Synthesis of 2D Porous Indium Oxide Nanosheets for Fabrication of High-Performance Flexible Gas Sensors.

Flexible gas sensing devices have attracted a growing research interest in recent years due to their potential applications in various fields such as wearable electronics. Porous 2D metal oxide semiconductors (2D MOSs) with superior electrical and catalytic characteristics are deemed as promising materials for flexible gas sensors, especially for low-concentration gas detection; however, the synthesis of high-quality 2D MOSs remains challenging.
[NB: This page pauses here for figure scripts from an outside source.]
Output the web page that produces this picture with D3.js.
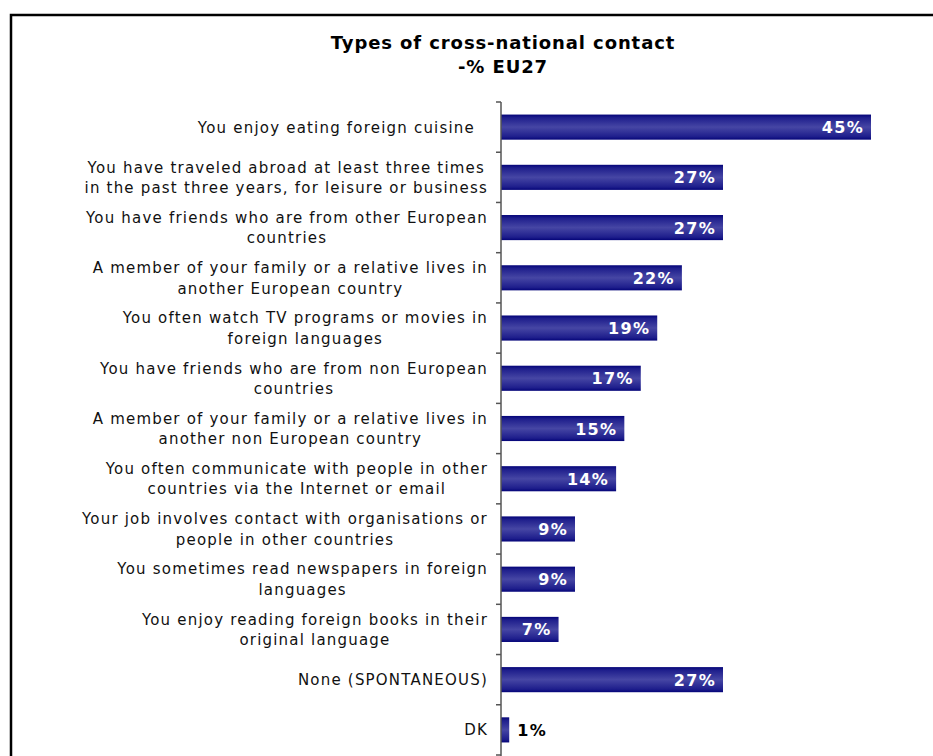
<!DOCTYPE html>
<html>
<head>
<meta charset="utf-8">
<script src="https://cdn.jsdelivr.net/npm/d3@7/dist/d3.min.js"></script>
<style>
  html, body { margin: 0; padding: 0; background: #fff; }
  svg { display: block; }
  text { font-family: "DejaVu Sans", Verdana, sans-serif; }
</style>
</head>
<body>
<svg id="chart" width="933" height="756"></svg>
<script>
const titleLines = ["Types of cross-national contact", "-% EU27"];

const categories = [
  "You enjoy eating foreign cuisine",
  "You have traveled abroad at least three times\nin the past three years, for leisure or business",
  "You have friends who are from other European\ncountries",
  "A member of your family or a relative lives in\nanother European country",
  "You often watch TV programs or movies in\nforeign languages",
  "You have friends who are from non European\ncountries",
  "A member of your family or a relative lives in\nanother non European country",
  "You often communicate with people in other\ncountries via the Internet or email",
  "Your job involves contact with organisations or\npeople in other countries",
  "You sometimes read newspapers in foreign\nlanguages",
  "You enjoy reading foreign books in their\noriginal language",
  "None (SPONTANEOUS)",
  "DK"
];

const values = [45, 27, 27, 22, 19, 17, 15, 14, 9, 9, 7, 27, 1];

const svg = d3.select("#chart");

// gradient
const defs = svg.append("defs");
const grad = defs.append("linearGradient")
  .attr("id", "barGrad").attr("x1", 0).attr("y1", 0).attr("x2", 0).attr("y2", 1);
[[0, "#040478"], [0.12, "#1e1e8c"], [0.5, "#4646a4"], [0.88, "#1e1e8c"], [1, "#040478"]]
  .forEach(([o, c]) => grad.append("stop").attr("offset", o).attr("stop-color", c));

// frame
svg.append("rect")
  .attr("x", 11).attr("y", 15).attr("width", 1000).attr("height", 1000)
  .attr("fill", "none").attr("stroke", "#000").attr("stroke-width", 2.5);

// title
svg.append("g").selectAll("text").data(titleLines).join("text")
  .attr("x", 503).attr("y", (d, i) => 49 + i * 24)
  .attr("text-anchor", "middle")
  .attr("font-size", 18).attr("font-weight", "bold").attr("fill", "#000")
  .style("letter-spacing", "0.9px")
  .text(d => d);

const y = d3.scaleBand()
  .domain(categories)
  .range([102, 755])
  .paddingInner(0.5)
  .paddingOuter(0.25);

const x = d3.scaleLinear().domain([0, 45]).range([501, 871]);

// bars
svg.append("g").selectAll("rect").data(values).join("rect")
  .attr("x", x(0))
  .attr("y", (d, i) => y(categories[i]))
  .attr("width", d => x(d) - x(0))
  .attr("height", y.bandwidth())
  .attr("fill", "url(#barGrad)");

// axis
const step = y.step();
const axisG = svg.append("g").attr("transform", `translate(${x(0)},0)`);
axisG.append("line")
  .attr("x1", 0).attr("x2", 0).attr("y1", 102).attr("y2", 756)
  .attr("stroke", "#555").attr("stroke-width", 1.5);
axisG.selectAll("line.tick").data(d3.range(categories.length + 1)).join("line")
  .attr("class", "tick")
  .attr("x1", -5).attr("x2", 0)
  .attr("y1", i => 102 + i * step).attr("y2", i => 102 + i * step)
  .attr("stroke", "#555").attr("stroke-width", 1.5);

// category labels: block right-aligned, lines centred within block
const labG = svg.append("g");
categories.forEach((c, i) => {
  const lines = c.split("\n");
  const cy = y(c) + y.bandwidth() / 2;
  const lh = 20.5;
  const right = i === 0 ? 475 : 488;
  const t = labG.append("text")
    .attr("font-size", 15)
    .attr("fill", "#111")
    .style("letter-spacing", "1.2px");
  const spans = lines.map((ln, j) => t.append("tspan")
      .attr("y", cy + 5.5 + (j - (lines.length - 1) / 2) * lh)
      .text(ln));
  const widths = spans.map(s => s.node().getComputedTextLength());
  const w = d3.max(widths);
  const center = right - w / 2;
  spans.forEach(s => s.attr("x", center).attr("text-anchor", "middle"));
});

// value labels
svg.append("g").selectAll("text").data(values).join("text")
  .attr("font-size", 16).attr("font-weight", "bold")
  .style("letter-spacing", "1.3px")
  .attr("y", (d, i) => y(categories[i]) + y.bandwidth() / 2 + 6)
  .attr("x", d => d >= 4 ? x(d) - 7 : x(d) + 8)
  .attr("text-anchor", d => d >= 4 ? "end" : "start")
  .attr("fill", d => d >= 4 ? "#fff" : "#000")
  .text(d => d + "%");
</script>
</body>
</html>
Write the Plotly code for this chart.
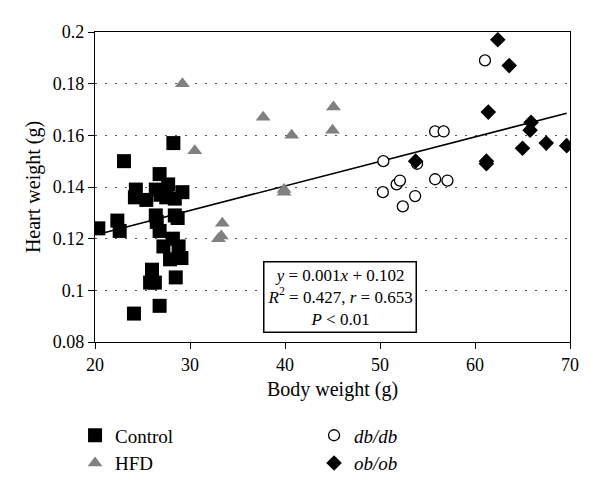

In this study, 2D porous In2O3 nanosheets with a high specific surface area (85.9 m2/g) and a thickness of 4.0 nm are synthesized via a scalable micro-explosion assisted caramelization reaction. The synthesis parameters affecting the formation of 2D porous metal oxide nanostructures are systematically studied, and a proposed growth mechanism is dominated by generating the sacrificial 2D carbon intermediate templates. Furthermore, flexible gas sensors are fabricated by depositing 2D porous In2O3 nanosheets on polyimide substrates, which exhibit outstanding sensing performance with high sensitivity toward trace hydrogen sulfide (response value of 17.3 for 250 ppb) at 37 °C, excellent selectivity, and high stability. The sensor is further integrated into a wearable, flexible wireless sensing device, showing good reliability and great potential in detecting trace hydrogen sulfide in practical applications.